PCB Analysis
Zotac has completely redesigned the VRM, which now uses 16 phases for the GPU and two phases for the memory.
The uP9511, which handles GPU voltage, is found on many other GTX 1080 Ti cards, including the NVIDIA Founders Edition. It supports eight power phases.
A closer look at the GPU VRM circuitry reveals that Zotac uses uP1961S clock-doublers to go from 8-phase to 16-phase, which cuts switching frequency in half, reducing efficiency slightly, but distributing the load over more phases. Each of the phases on this design uses three MOSFETs; two UBIQ QN3107 on the low side and a QN3103 on the high side.

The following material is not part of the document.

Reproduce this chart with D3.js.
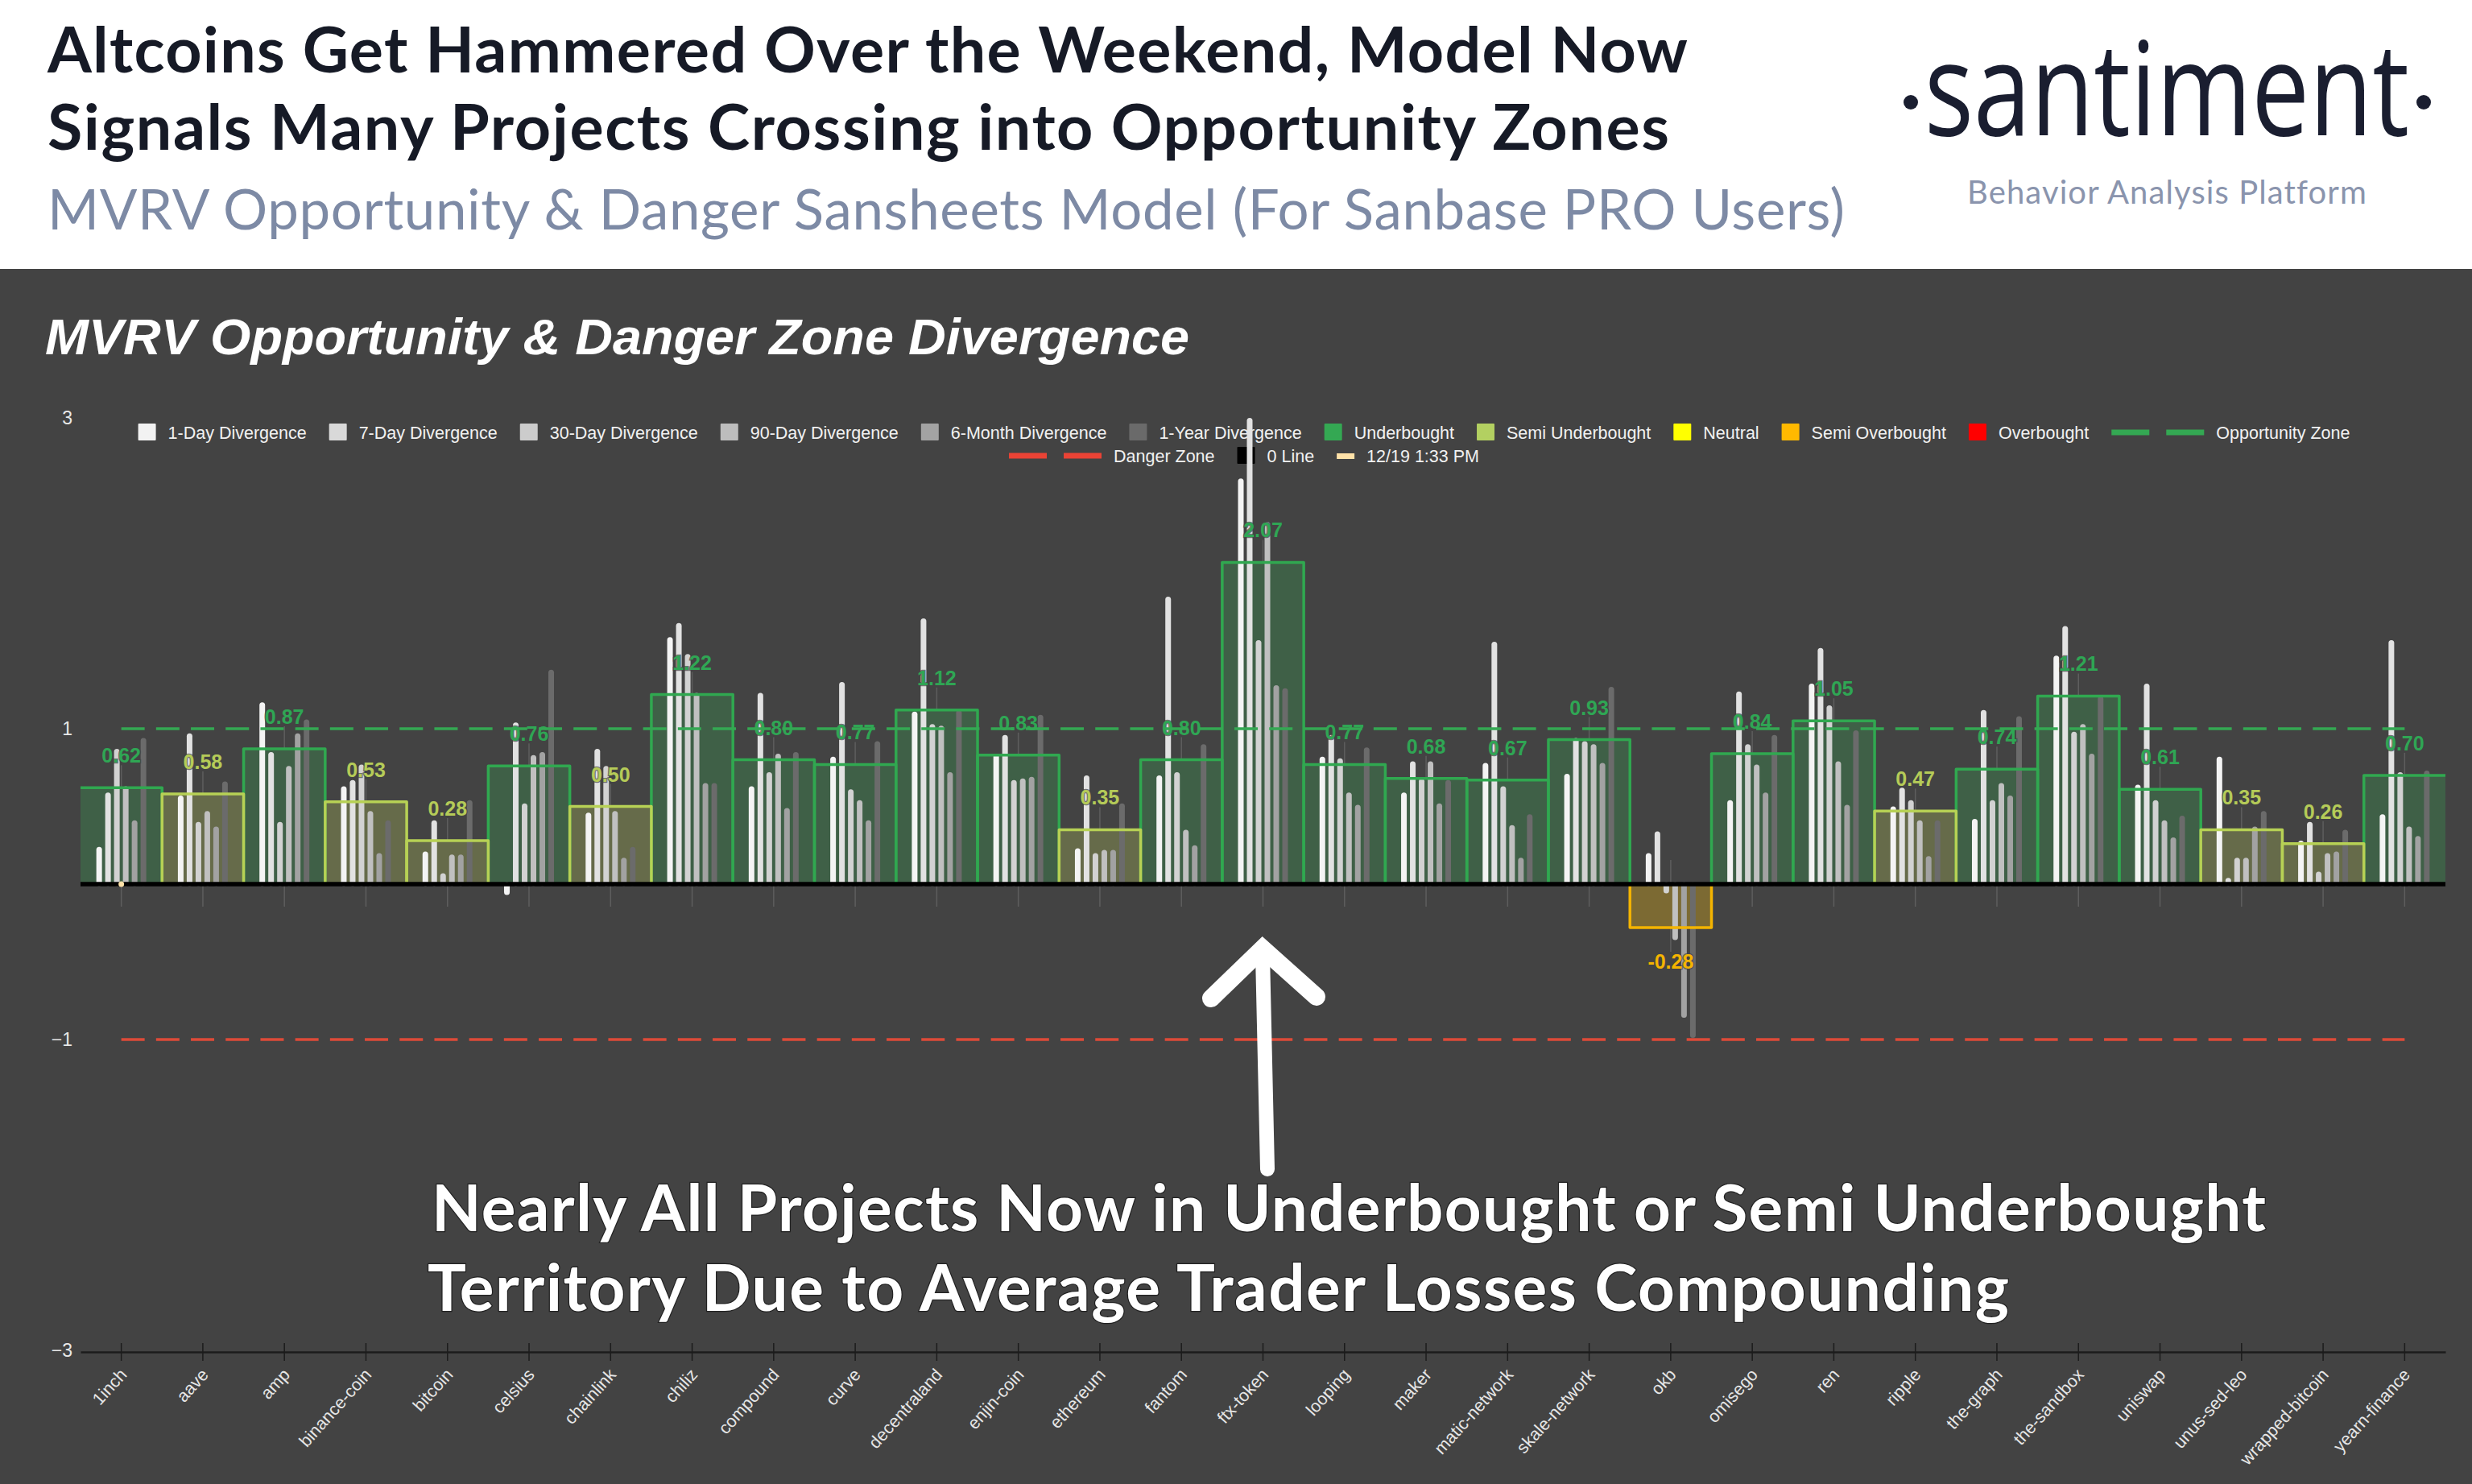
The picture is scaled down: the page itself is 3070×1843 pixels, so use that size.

The two-phase memory VRM is powered by a uP1666. This controller drives three UBIQ MOFSETs for each phase, just like on the GPU voltage, but without the clock doublers.
The GDDR5X memory chips are made by Micron and are marked with "D9VRL", which decodes to MT58K256M321JA-110. They are specified to run at 1375 MHz (11,000 MHz GDDR5X effective).
On the back of the card are two large super capacitors that store energy ready to be released quickly when voltages drop. This measurably helps smooth out voltage spikes, but is of no real benefit to the user. These capacitors don't improve efficiency, overclocking, temperatures or anything else; they look shiny, though.
Near the PCB's top edge, ZOTAC has placed several voltage monitoring and tweaking points for the hardcore voltmodders.
NVIDIA's GP102 graphics processor is the company's second-largest chip using the Pascal architecture. It is produced on a 16 nm process at TSMC, Taiwan, with a transistor count of 12 billion and a die size of 471 mm².